Non è proprio un allarme quello lanciato dal gruppo di economisti e politici, tra cui Agnes Benassy-Quere, Yves Bertoncini, Marcel Fratzscher, Sylvie Goulard, Daniela Schwarzer, Denis Simonneau, Constanze Stelzenmüller, Jakob von Weizsäcker, Guntram Wolff. Si tratta piuttosto della messa punto di due o tre riflessioni chiave per riordinare il discorso europeo. A ben vedere si tratta di indicazioni di semplice buon senso, che però è semrpe molto utile ribadire. Il succo è: la tragedia greca fa fermata. Una Grexit non sarebbe semplicemente un errore, sarebbe “un fallimento politico collettivo“. E per i greci una catastrofe. Ma nessuno è ingenuo: anche tenere la Grecia nella zona euro senza un impegno serio e credibile del governo a riformare l’economia e le sue istituzioni sarebbe un fallimento politico collettivo. Colpisce non tanto l’equiparazione, quanto il fatto che si parla di responsabilità collettiva di entrambe le parti, debitore e creditori. La sovranità nazionale di ogni Stato, scrive questa pattuglia di economisti e politici impegni negli affari europei, deve essere rispettata. Però, in una Europa integrata, la sovranità è “sempre più condivisa piuttosto che nazionale“. Vale per i greci, ma vale anche per i creditori.
Che fare? Tsipras deve gestire la sua contraddizione apertamente avendo ottenuto un mandato politico in base a promesse che non potrà soddisfare. Ecco perchè l’idea di un referendum non dovrebbe essere considerata una minaccia quanto il contrario, una opportunità. Da lì Tsipras può ottenere una nuova legittimità.

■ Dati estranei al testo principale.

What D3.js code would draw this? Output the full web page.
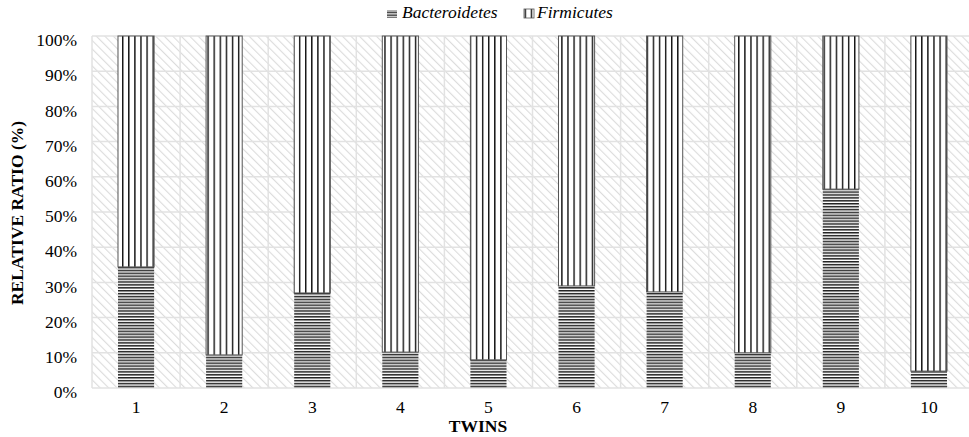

I creditori devono fare anche loro un passo. Intanto dovrebbero riconoscere che l’ottimismo dei due programmi economici compresa la valutazione sulla sostenibilità del debito ellenico è stato un clamoroso errore. Secondo, dal frotne dei creditori dovrebbero cessare le allusioni a una Grexit. Oltretutto, non riuscire a risolvere la crisi comporterebbe costi significativi per l’Europa. “Unione bancaria, salvagenti finanziari come il Meccanismo europeo di stabilità (il fondo salva stati) hanno ridotto la probabilità di un contagio dalla Grecia ad altri paesi Eurozona, ma non dovremmo sottovalutare il potenziale di contagio da un cambiamento negli orientamenti dei soggetti del mercato che non considererebbero più la partecipazione all’unione monetaria un impegno irrevocabile”. Per nessuno.
Facciamo anche dei conti: l’esposizione combinata di Francia e Germania verso la Grecia ammonta a circa 160 miliardi (per l’Italia complessivamente oltre 50 miliardi). Per una famiglia di quattro persone dei due paesi fa 4350 euro. Meglio ricordarselo quando si peseranno costi e rischi di un sostegno prolungato ad Atene e i parlamenti dovranno approvare un terzo programma di aiuti. Per non parlare dei rischi geopolitici: instabilità ai confini orientali, riduzione del peso politico globale della Ue, che dipende molto dalla capacità europea di giocare unita, di parlare con una sola voce, di sapere gestire l’area monetaria comune.
Occorre a questo punto agire su impegni simmetrici, ecco l’idea: la Grecia deve impegnarsi seriamente in un programma di riforme e a servire gli oneri derivanti dal debito contro prestiti e concessioni per emergenze sociali da parte dei creditori. Questi ultimi devono essere coinvolti nell’operazione ‘ricostruzione delle fiducia nell’economia greca’ per attirare investimenti internazionali. Infine, la Ue potrebbe sostenere la creazione di una ‘zona pilota’ in cui le imprese sono soggette a regole meno burocratiche, una specie di Shenzhen ellenica, una zona economica speciale in cui sperimentare il funzionamento di nuove istituzioni, in un paese afflitto da istituzioni debolissime. Magari funziona.